$query = "SELECT src.id FROM (SELECT id FROM src ORDER BY RAND() LIMIT 1) AS randsrc JOIN src ON src.id = randsrc.id WHERE randsrc.id NOT IN (".$_SESSION['id'].")"; I do not have a way to test this, so I hope it works
I should note that there may be other methods, which are optimized for such a select. I used a sub-query to fetch the random ID and then self-joined to the primary table. Just an option.
OK I tried this: if(isset($_SESSION['idtrack'])){ $query = "SELECT src.id FROM (SELECT id FROM src ORDER BY RAND() LIMIT 1) AS randsrc JOIN src ON src.id = randsrc.id WHERE randsrc.id NOT IN (".$_SESSION['id'].")"; $result = mysql_query($query); $row = mysql_fetch_assoc($result); $id = $row['id']; $_SESSION['idtrack'] = $_SESSION['idtrack'].",".$id; }else{ $query = "SELECT id FROM src ORDER BY RAND() LIMIT 1"; $result = mysql_query($query); $row = mysql_fetch_assoc($result); $id = $row['id']; $_SESSION['idtrack'] = $id; } echo "ID(s) = ". $_SESSION['idtrack']; PHP: But I get this: Warning: mysql_fetch_assoc(): supplied argument is not a valid MySQL result resource in *path removed* on line 54 ID(s) = 4, Warning: mysql_num_rows(): supplied argument is not a valid MySQL result resource in *path removed* on line 109 As you can see the code after else works (since the first id displays) but the code before it returns an error. Any idea whats wrong? Thanks in advance
OK, I fixed the previous error. I accidentaly had $_SESSION['id'] instead of $_SESSION['idtrack'] in the first if-statement. Here is the new code: if(isset($_SESSION['idtrack'])){ $query = "SELECT src.id FROM (SELECT id FROM src ORDER BY RAND() LIMIT 1) AS randsrc JOIN src ON src.id = randsrc.id WHERE randsrc.id NOT IN (".$_SESSION['idtrack'].")"; $result = mysql_query($query); $row = mysql_fetch_assoc($result); $id = $row['id']; $_SESSION['idtrack'] = $_SESSION['idtrack'].",".$id; }else{ $query = "SELECT id FROM src ORDER BY RAND() LIMIT 1"; $result = mysql_query($query); $row = mysql_fetch_assoc($result); $id = $row['id']; $_SESSION['idtrack'] = $id; } echo "ID(s) = ". $_SESSION['idtrack']; PHP: However, I'm still getting an error. First it displays 2 ids, which is strange, but there are no errors. Then it continues to display 1 id at a time, like it should. Then it randomly gets to a point where it doesn't display an id. At this point it returns the following: Warning: mysql_fetch_assoc(): supplied argument is not a valid MySQL result resource in *path removed* on line 54 ID(s) = 7,9,11,8,, Warning: mysql_num_rows(): supplied argument is not a valid MySQL result resource in *path removed* on line 109 Code (markup): Note that it doesn't stop showing ids because it runs out of unique ids! There are still many ids that it could have shown. Any ideas? Thanks for helping out.

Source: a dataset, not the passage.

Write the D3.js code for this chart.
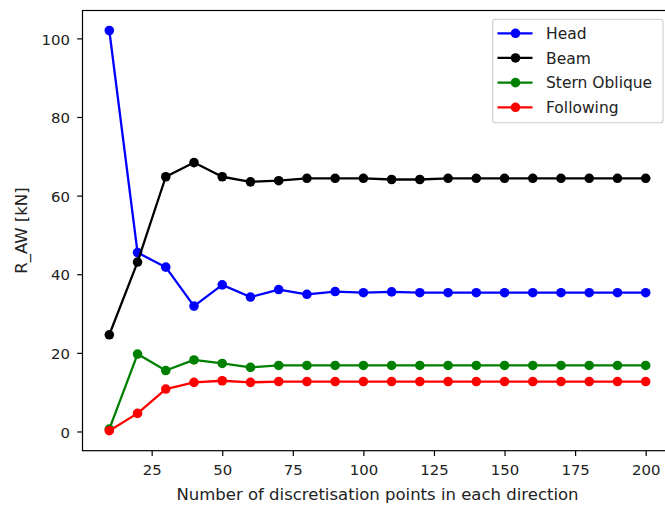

I think I know what is wrong. How many rows are in the source table? I ask because it appears that the RAND() function may be returning an id that is already in session, so no results. This would explain why you have 8,, in session. Also, I suggest restructuring the code for maintainability purposes. I was up to 4am last night helping a member and I am still a bit tired, will work on the code in the morning. Lastly, glad I was able to offer options. It helps me to brainstorm with others too.
There are 13 rows in the source table. That makes sense, but I'm not sure how to prevent that from happening. Alright, I'll work on cleaning it up. Thanks for helping. I'll definitely give you plus reputation once the problems are worked out.